Orwell put it bluntly:


“The goose-step, for instance, is one of the most horrible sights in the world, far more terrifying than a dive-bomber. It is simply an affirmation of naked power….. Its ugliness is part of its essence, for what it is saying is “Yes, I am ugly, and you daren’t laugh at me,”

For decades, the American right has marched away from reality into fantasy. Goldwater’s paranoia, Nixon’s racism and criminality, Reagan’s blurring of the cinematic and the real, George W. Bush’s reinvention as a Texas oilman, and finally MAGA’s embrace of conspiracy theories and “alternative facts.”

The internet intensifies this. It makes lies feel vivid and exciting compared to the humdrum reality of daily life — particularly for those who came of age before the web and lack the skills to spot manipulation.

In this world without a line between reality and fantasy, there is no line between truth and lies, good and evil. The US far right is powerful enough to force everyone else to live inside its magic kingdom — with harsh penalties for those who dare speak the truth.

This is naked power, authoritarian to the core.

But the bigger question is: when does violence become civil war?

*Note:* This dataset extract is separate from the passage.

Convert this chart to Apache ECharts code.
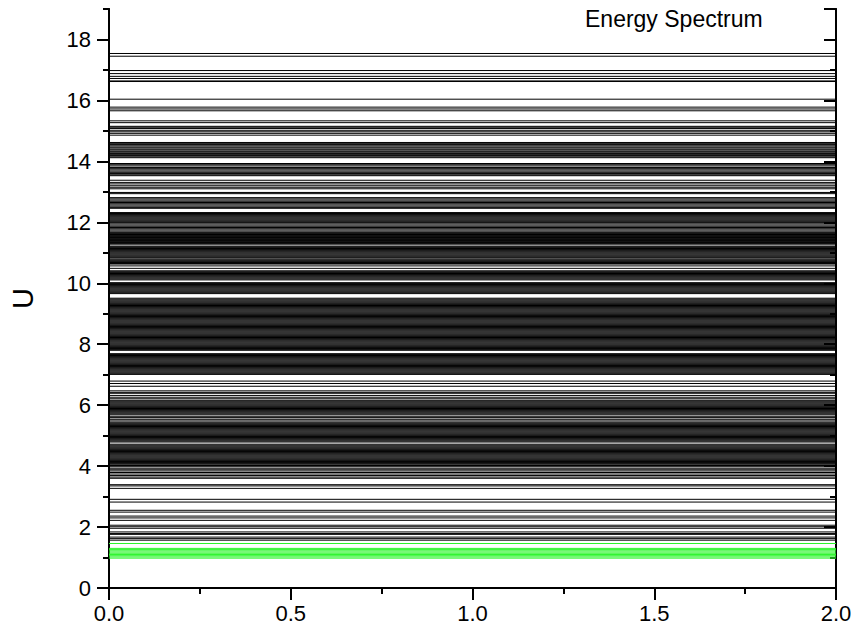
<!DOCTYPE html>
<html>
<head>
<meta charset="utf-8">
<script src="https://cdn.jsdelivr.net/npm/echarts@6/dist/echarts.min.js"></script>
<style>
  html, body { margin: 0; padding: 0; background: #fff; }
  #chart { width: 855px; height: 630px; }
</style>
</head>
<body>
<div id="chart"></div>
<script>
// energy levels, top to bottom
const levelsTop = [
  17.54, 17.45, 16.98, 16.88, 16.79, 16.72, 16.64, 16.62, 16.04, 15.78, 15.72, 15.66,
  15.33, 15.27, 15.15, 15.12, 15.08, 15.02, 14.97, 14.92, 14.86
];
const levelsUpper = [
  14.62, 14.58, 14.55, 14.51, 14.47, 14.44, 14.40, 14.37, 14.33, 14.30, 14.26, 14.22, 14.19, 14.15, 14.12,
  13.93, 13.89, 13.85, 13.80, 13.76, 13.72, 13.68, 13.64, 13.60, 13.56, 13.53,
  13.38, 13.31, 13.26, 13.20, 13.15, 13.10, 12.98, 12.94,
  12.81, 12.77, 12.73, 12.69, 12.65, 12.61, 12.57, 12.53, 12.49, 12.46
];
const levelsMid = [
  12.32, 12.29, 12.26, 12.23, 12.20, 12.17, 12.14, 12.11, 12.08, 12.05, 12.02, 11.99, 11.95, 11.91,
  11.87, 11.83, 11.79, 11.75, 11.71, 11.67, 11.64, 11.62, 11.60, 11.58, 11.56, 11.54, 11.52, 11.50,
  11.48, 11.46, 11.44, 11.42, 11.40, 11.38, 11.36, 11.34, 11.32, 11.30, 11.26, 11.21, 11.17, 11.14,
  11.11, 11.08, 11.05, 11.02, 10.99, 10.96, 10.93, 10.90, 10.87, 10.84, 10.80, 10.77, 10.74, 10.71,
  10.68, 10.65, 10.63, 10.57, 10.49, 10.41, 10.38, 10.35, 10.32, 10.29, 10.26, 10.23, 10.20, 10.17,
  10.14, 10.11, 10.02, 9.99, 9.96, 9.93, 9.90, 9.87, 9.84, 9.81, 9.78, 9.75, 9.72, 9.69, 9.66,
  9.51, 9.48, 9.45, 9.42, 9.39, 9.36, 9.33, 9.30, 9.27, 9.24, 9.21, 9.18, 9.15, 9.12, 9.09, 9.06,
  9.03, 9.00, 8.97, 8.94, 8.91, 8.88, 8.85, 8.82, 8.79, 8.76, 8.73, 8.70, 8.67, 8.64, 8.61, 8.58,
  8.55, 8.52, 8.49, 8.46, 8.43, 8.40, 8.37, 8.34, 8.31, 8.28, 8.25, 8.22, 8.19, 8.16, 8.13, 8.10,
  8.07, 8.04, 8.01, 7.98, 7.95, 7.92, 7.89, 7.86, 7.83, 7.80,
  7.69, 7.66, 7.63, 7.60, 7.57, 7.54, 7.51, 7.48, 7.45, 7.42, 7.39, 7.36, 7.33, 7.30, 7.27, 7.24,
  7.21, 7.18, 7.15, 7.12, 7.09, 7.06, 7.03, 7.01
];
const levelsLower = [
  6.79, 6.71, 6.62, 6.47, 6.42, 6.39, 6.32, 6.26, 6.21, 6.16, 6.13, 6.10, 6.07, 6.04, 6.01, 5.98,
  5.95, 5.92, 5.89, 5.86, 5.83, 5.80, 5.77, 5.74, 5.71, 5.68, 5.62, 5.59, 5.54, 5.51, 5.45, 5.42,
  5.39, 5.36, 5.33, 5.30, 5.27, 5.24, 5.21, 5.18, 5.15, 5.12, 5.09, 5.06, 5.03, 5.00, 4.97, 4.94,
  4.91, 4.88, 4.85, 4.82, 4.79, 4.72, 4.69, 4.66, 4.63, 4.60, 4.57, 4.54, 4.51, 4.48, 4.45, 4.42,
  4.39, 4.36, 4.33, 4.30, 4.27, 4.24, 4.21, 4.18, 4.15, 4.12, 4.09, 4.06, 4.02,
  3.98, 3.93, 3.88, 3.84, 3.79, 3.74, 3.69, 3.64, 3.60,
  3.39, 3.35, 3.27, 2.91, 2.82, 2.55, 2.49, 2.36, 2.30, 2.22, 2.06, 2.01, 1.96,
  1.84, 1.79, 1.76, 1.67, 1.62, 1.57
];
const levelsGround = [1.46, 1.30, 1.26, 1.22, 1.18, 1.14, 1.10, 1.06, 1.02, 0.98];

const xTicks = ['0.0', '0.5', '1.0', '1.5', '2.0'];
const xRange = [0, 2];

const blackLevels = [].concat(levelsTop, levelsUpper, levelsMid, levelsLower);

const chart = echarts.init(document.getElementById('chart'), null, { renderer: 'svg' });

const levelSeries = (levels, color, width) => ({
  type: 'custom',
  silent: true,
  xAxisIndex: 0,
  yAxisIndex: 0,
  clip: true,
  encode: { x: 0, y: 1 },
  data: levels.map(v => [xRange[0], v]),
  renderItem: (params, api) => {
    const e = api.value(1);
    const p0 = api.coord([xRange[0], e]);
    const p1 = api.coord([xRange[1], e]);
    return {
      type: 'line',
      shape: { x1: p0[0], y1: p0[1], x2: p1[0], y2: p1[1] },
      style: { stroke: color, lineWidth: width }
    };
  }
});

const axisLineStyle = { show: true, lineStyle: { color: '#000', width: 2 } };
const font = 'Liberation Sans, Arial, sans-serif';

chart.setOption({
  animation: false,
  backgroundColor: '#fff',
  grid: { left: 106, right: 19, top: 9, bottom: 42, containLabel: false },
  graphic: [{
    type: 'text',
    left: 585,
    top: 7,
    style: { text: 'Energy Spectrum', fontSize: 23, fontFamily: font, fill: '#000' }
  }],
  xAxis: [
    {
      type: 'value', position: 'bottom', min: 0, max: 2, interval: 0.5,
      axisLine: axisLineStyle,
      axisTick: { show: true, inside: false, length: 12, lineStyle: { width: 2, color: '#000' } },
      minorTick: { show: true, splitNumber: 2, length: 6, lineStyle: { width: 2, color: '#000' } },
      axisLabel: {
        margin: 14, fontSize: 22, fontFamily: font, color: '#000',
        formatter: v => xTicks[Math.round(v / 0.5)]
      },
      splitLine: { show: false }
    },
    {
      type: 'value', position: 'top', min: 0, max: 2, interval: 0.5,
      axisLine: axisLineStyle,
      axisTick: { show: true, inside: true, length: 10, lineStyle: { width: 2, color: '#000' } },
      minorTick: { show: true, splitNumber: 2, length: 6, lineStyle: { width: 2, color: '#000' } },
      axisLabel: { show: false },
      splitLine: { show: false }
    }
  ],
  yAxis: [
    {
      type: 'value', position: 'left', min: 0, max: 19, interval: 2,
      name: 'U', nameLocation: 'middle', nameGap: 72,
      nameTextStyle: { fontSize: 29, fontFamily: font, color: '#000' },
      axisLine: axisLineStyle,
      axisTick: { show: true, inside: false, length: 12, lineStyle: { width: 2, color: '#000' } },
      axisLabel: { margin: 18, fontSize: 22, fontFamily: font, color: '#000', showMaxLabel: false },
      splitLine: { show: false }
    },
    {
      type: 'value', position: 'left', min: 0, max: 19, interval: 1,
      axisLine: axisLineStyle,
      axisTick: { show: true, inside: false, length: 6, lineStyle: { width: 2, color: '#000' } },
      axisLabel: { show: false },
      splitLine: { show: false }
    },
    {
      type: 'value', position: 'right', min: 0, max: 19, interval: 2,
      axisLine: axisLineStyle,
      axisTick: { show: true, inside: true, length: 12, lineStyle: { width: 2, color: '#000' } },
      axisLabel: { show: false },
      splitLine: { show: false }
    },
    {
      type: 'value', position: 'right', min: 0, max: 19, interval: 1,
      axisLine: axisLineStyle,
      axisTick: { show: true, inside: true, length: 6, lineStyle: { width: 2, color: '#000' } },
      axisLabel: { show: false },
      splitLine: { show: false }
    }
  ],
  series: [
    levelSeries(blackLevels, '#000', 1),
    levelSeries(levelsGround, '#2cf52c', 1)
  ]
});
</script>
</body>
</html>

Historians still debate when the first US Civil War began — the Dred Scott verdict, John Brown’s raid, Fort Sumter, the formal secession? Events that seemed discrete at the time now read as a chronology of an inevitable march to war.

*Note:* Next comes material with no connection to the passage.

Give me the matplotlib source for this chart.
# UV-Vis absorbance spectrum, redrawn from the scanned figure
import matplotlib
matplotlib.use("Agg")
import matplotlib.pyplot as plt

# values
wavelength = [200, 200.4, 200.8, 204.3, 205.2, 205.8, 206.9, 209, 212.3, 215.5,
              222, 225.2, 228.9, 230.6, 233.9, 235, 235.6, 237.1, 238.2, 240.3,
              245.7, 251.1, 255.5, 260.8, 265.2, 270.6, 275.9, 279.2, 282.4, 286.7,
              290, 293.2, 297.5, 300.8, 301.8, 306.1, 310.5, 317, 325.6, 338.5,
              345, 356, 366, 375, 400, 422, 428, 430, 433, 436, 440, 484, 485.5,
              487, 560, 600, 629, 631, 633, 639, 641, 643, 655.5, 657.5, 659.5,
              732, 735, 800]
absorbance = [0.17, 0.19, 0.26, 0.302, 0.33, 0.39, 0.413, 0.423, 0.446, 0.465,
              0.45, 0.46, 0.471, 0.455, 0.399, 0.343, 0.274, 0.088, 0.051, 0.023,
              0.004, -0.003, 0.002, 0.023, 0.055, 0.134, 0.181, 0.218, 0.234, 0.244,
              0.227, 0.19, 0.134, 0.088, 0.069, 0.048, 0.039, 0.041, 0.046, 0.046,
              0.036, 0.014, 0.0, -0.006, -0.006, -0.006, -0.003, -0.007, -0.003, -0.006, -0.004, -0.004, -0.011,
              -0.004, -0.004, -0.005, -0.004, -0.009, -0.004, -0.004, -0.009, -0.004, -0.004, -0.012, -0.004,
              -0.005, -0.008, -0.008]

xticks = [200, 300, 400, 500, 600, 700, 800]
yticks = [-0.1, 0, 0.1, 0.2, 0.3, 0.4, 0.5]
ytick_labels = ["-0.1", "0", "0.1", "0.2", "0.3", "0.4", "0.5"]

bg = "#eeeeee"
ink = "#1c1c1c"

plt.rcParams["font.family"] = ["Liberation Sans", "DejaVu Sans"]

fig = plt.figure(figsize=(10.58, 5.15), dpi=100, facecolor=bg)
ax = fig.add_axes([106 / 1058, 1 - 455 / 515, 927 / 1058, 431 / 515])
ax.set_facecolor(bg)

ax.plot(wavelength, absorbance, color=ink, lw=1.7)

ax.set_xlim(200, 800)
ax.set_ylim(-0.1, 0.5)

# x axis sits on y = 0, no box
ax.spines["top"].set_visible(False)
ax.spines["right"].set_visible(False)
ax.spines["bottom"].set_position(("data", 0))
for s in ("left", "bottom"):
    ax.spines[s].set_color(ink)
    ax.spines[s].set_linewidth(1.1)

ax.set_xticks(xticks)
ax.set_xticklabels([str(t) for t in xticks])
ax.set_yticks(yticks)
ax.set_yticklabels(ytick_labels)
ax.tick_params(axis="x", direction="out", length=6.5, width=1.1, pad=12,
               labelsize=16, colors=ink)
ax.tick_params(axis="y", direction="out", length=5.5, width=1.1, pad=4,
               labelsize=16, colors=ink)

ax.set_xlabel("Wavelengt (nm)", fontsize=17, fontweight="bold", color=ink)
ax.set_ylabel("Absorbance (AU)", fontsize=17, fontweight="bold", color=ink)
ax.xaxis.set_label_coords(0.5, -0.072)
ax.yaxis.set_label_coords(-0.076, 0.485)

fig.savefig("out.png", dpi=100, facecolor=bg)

We should ask the same of America today.

The assault on the Capitol on January 6th, the acquittal of Kyle Rittenhouse, the murders of George Floyd and Breonna Taylor, the assassination of Minnesota Rep. Melissa Hortman and her husband, the attempted assassination of Donald Trump, the death of Charlie Kirk. At the time they were isolated incidents. In retrospect, they look like milestones in a descent into civil conflict.

What is clear is that when confronted with its own John Brown or Fort Sumter moment, the current US administration will take any path but reconciliation. It has federalised the National Guard, deployed them in opposition cities, and floated aloud the idea that conflict could justify cancelling elections and entrenching power indefinitely.

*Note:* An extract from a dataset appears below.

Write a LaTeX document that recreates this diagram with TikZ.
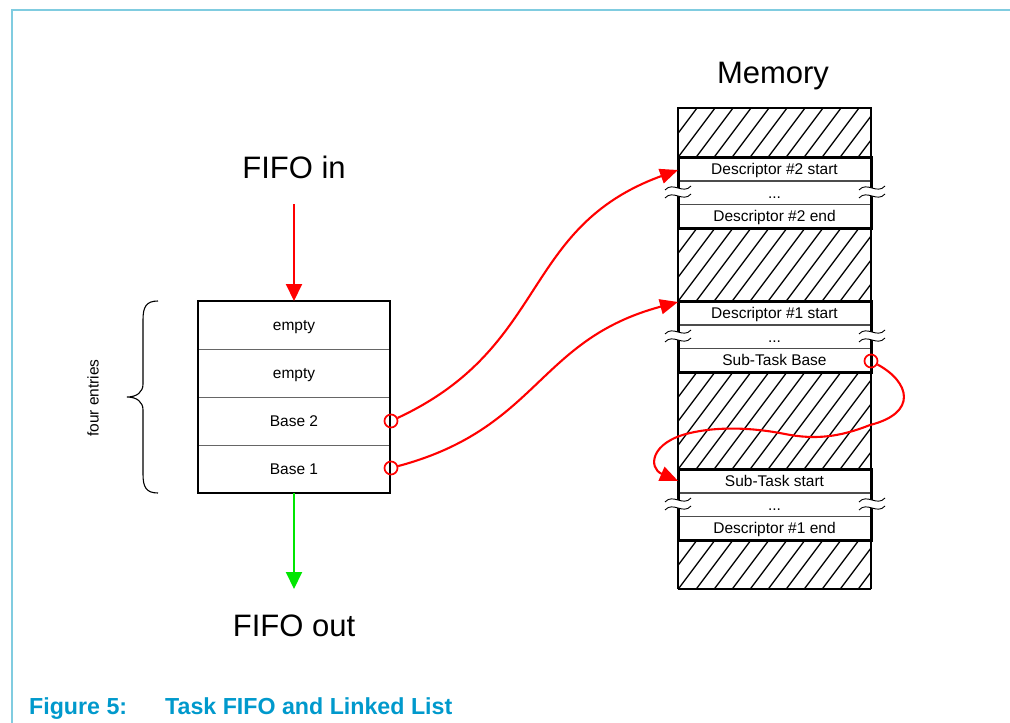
\documentclass[tikz,border=0pt]{standalone}
\usepackage{fontspec}
\setmainfont{Liberation Sans}
\usetikzlibrary{arrows.meta}
\definecolor{framecol}{RGB}{128,204,224}
\definecolor{capcol}{RGB}{0,153,204}
\definecolor{linkred}{RGB}{255,0,0}
\definecolor{outgreen}{RGB}{0,230,0}
\begin{document}
\begin{tikzpicture}[x=1pt,y=-1pt,
  bigtxt/.style={font=\fontsize{31}{36}\selectfont, anchor=base, inner sep=0},
  captxt/.style={font=\fontsize{23.2}{27}\selectfont\bfseries, text=capcol, anchor=base west, inner sep=0},
  fiforow/.style={draw=black!60, line width=0.9pt, minimum width=192pt, minimum height=48pt, inner sep=0, outer sep=0,
     anchor=north west, text height=11pt, text depth=0pt, font=\fontsize{15.5}{18}\selectfont},
  memrow/.style={draw=black!70, line width=0.9pt, minimum width=193pt, minimum height=23.7pt, inner sep=0, outer sep=0,
     anchor=north west, text height=11pt, text depth=0pt, font=\fontsize{15.5}{18}\selectfont},
  hatchline/.style={line width=1.3pt},
  thickborder/.style={line width=3pt},
  linkarrow/.style={draw=linkred, line width=2.1pt, -{Triangle[length=18pt,width=15pt]}},
  ring/.style={circle, draw=linkred, line width=1.7pt, minimum size=13pt, inner sep=0},
  brk/.pic={
    \fill[white] (-13,-2) .. controls (-5,-11) and (5,3) .. (13,-6) -- (13,2) .. controls (5,11) and (-5,-3) .. (-13,6) -- cycle;
    \draw[line width=0.9pt] (-13,-2) .. controls (-5,-11) and (5,3) .. (13,-6);
    \draw[line width=0.9pt] (-13,6) .. controls (-5,-3) and (5,11) .. (13,2);
  }]
\useasboundingbox (0,0) rectangle (1010,723);

% frame
\draw[framecol, line width=2.5pt] (12,723) -- (12,10) -- (1010,10);

% caption
\node[captxt] (capnum) at (29,714) {Figure 5:};
\node[captxt] (captitle) at (165,714) {Task FIFO and Linked List};

% FIFO texts
\node[bigtxt] (fifoin) at (294,178) {FIFO in};
\node[bigtxt] (fifoout) at (294,636) {FIFO out};
\node[bigtxt] (memlabel) at (773,83) {Memory};

% FIFO rows
\node[fiforow] (f1) at (198,301) {empty};
\node[fiforow] (f2) at (198,349) {empty};
\node[fiforow] (f3) at (198,397) {Base 2};
\node[fiforow] (f4) at (198,445) {Base 1};
\draw[line width=2pt] (f1.north west) rectangle (f4.south east);

% brace
\draw[line width=1.1pt] (158,301) .. controls (146,301) and (143,307) .. (143,320) -- (143,384)
   .. controls (143,392) and (137,397) .. (127,397)
   .. controls (137,397) and (143,402) .. (143,410) -- (143,474)
   .. controls (143,487) and (146,493) .. (158,493);
\node[font=\fontsize{15.5}{18}\selectfont, rotate=90, inner sep=0] (four) at (93,398) {four entries};

% memory hatch
\begin{scope}
  \clip (678,108) rectangle (871,157) (678,228) rectangle (871,301)
        (678,372) rectangle (871,469) (678,540) rectangle (871,589);
  \foreach \k in {0,...,45} {
    \draw[hatchline] (220+\k*18, 600) -- ++(375,-500);
  }
\end{scope}

% memory rows
\node[memrow] (d2s) at (678,157) {Descriptor \#2 start};
\node[memrow] (d2d) at (678,181) {...};
\node[memrow] (d2e) at (678,204.5) {Descriptor \#2 end};
\node[memrow] (d1s) at (678,301) {Descriptor \#1 start};
\node[memrow] (d1d) at (678,325) {...};
\node[memrow] (stb) at (678,348.5) {Sub-Task Base};
\node[memrow] (sts) at (678,469) {Sub-Task start};
\node[memrow] (d3d) at (678,493) {...};
\node[memrow] (d1e) at (678,516.5) {Descriptor \#1 end};

% memory borders
\draw[line width=2.5pt] (678,589) -- (678,108) -- (871,108) -- (871,589);
\draw[line width=1.8pt] (678,589) -- (871,589);
\draw[thickborder] (d2s.north west) rectangle (d2e.south east);
\draw[thickborder] (d1s.north west) rectangle (stb.south east);
\draw[thickborder] (sts.north west) rectangle (d1e.south east);

% break marks
\foreach \yy in {192,336,504} {
  \pic at (678,\yy) {brk};
  \pic at (872,\yy) {brk};
}

% FIFO in / out arrows
\coordinate (instart) at (294,204);
\coordinate (outend) at (294,589);
\draw[draw=linkred, line width=2pt, -{Triangle[length=17pt,width=16pt]}] (instart) -- (f1.north);
\draw[draw=outgreen, line width=2pt, -{Triangle[length=17pt,width=16pt]}] (f4.south) -- (outend);

% rings
\node[ring] (b2c) at (391,421) {};
\node[ring] (b1c) at (391,468) {};
\node[ring] (stc) at (871,361) {};

% links
\coordinate (d2in) at (678,170);
\coordinate (d1in) at (678,302);
\draw[linkarrow] (b2c) to[out=25,in=200,looseness=1.15] (d2in);
\draw[linkarrow] (b1c) to[out=15,in=195,looseness=1.15] (d1in);
\draw[linkarrow] (stc) .. controls (910,382) and (918,413) .. (870,425)
   .. controls (840,437) and (815,440) .. (785,434)
   .. controls (755,428) and (720,426) .. (690,433)
   .. controls (650,442) and (648,468) .. (sts.west);
\end{tikzpicture}
\end{document}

Nearly 50,000 Americans will die of gun violence this year. We don’t yet know how many of them will be counted as political casualties.

But it may be that the first deaths of America’s next civil war have already been buried.

“Not one man in America wanted the Civil War, or expected it, or intended it.” — Henry Adams, 1861


https://www.cfr.org/timeline/far-right-terrorism-united-states

https://www.theguardian.com/us-news/2025/sep/17/justice-department-study-far-right-extremist-violence

https://www.prio.org/projects/1152

5 thoughts on “The Death of Charlie Kirk. America’s Third Era of Political Violence”

  1. A depressing read but one that cannot be avoided in the current climate. Is the UK heading in a similar direction? The early shoots of division and despair are familiar. The rise of Tommy Robinson, Reform, English nationalism, Brexit to name but a few and all turbo charged by social media algorithms that prioritise clicks over truth and facts and client journalism. Unless a leader rises to the challenge of creating a brighter more unifying vision of what our country could be then I despair what the future may hold.

    Reply
    • There is a huge amount of time and money being expended pushing British politics in the same direction. Both country’s politics are dominated by negative partisanship – people vote against parties they hate, rather than voting for policies they love. Both are being flooded by masses of social media content to drive extreme viewpoints, particularly on the far right. The UK however doesn’t have guns, and it’s institutions are still intact unlike the US.

      Reply
  2. In the online space in America it seems like there are no moderates, everything is so polarised. You’re not left unless you believe a,b,c,d, and you’re not right unless you believe w,x,y,z. I can only hope this isn’t the case in the day to day lives of Americans.

    Then you have Supreme Leader Trump, stoking the fire every chance he gets. Elon Musk proclaiming the left as the ‘party of murder’ – despite evidence mostly linking political deaths in America to the right and in the UK (correct me if I’m wrong) the only politically motivated murder was Jo Cox, by a right wing extremist. Still, on a positive note, he managed to get through his London speech without giving it the ‘ol Sieg Hail.

    Reply
    • It’s “the big sort”. Right wing Americans live in different places to Liberals, watch different TV, follow different sports, eat different food, die younger of different illnesses. The political polarisation has become geographic. Gerrymandered boundaries have made this worse, but the real problem is the electoral system. 24% of the US population have 6 senators to represent them. The system is rigged in favour of white rural voters.

      Reply
    • Back in the 1970s most terrorists were left wing, but now there is hardly any left-wing political violence, especially in the US!

      The overwhelming majority of politically-motivated murders are by the far right, and those that aren’t are mostly by jihadists.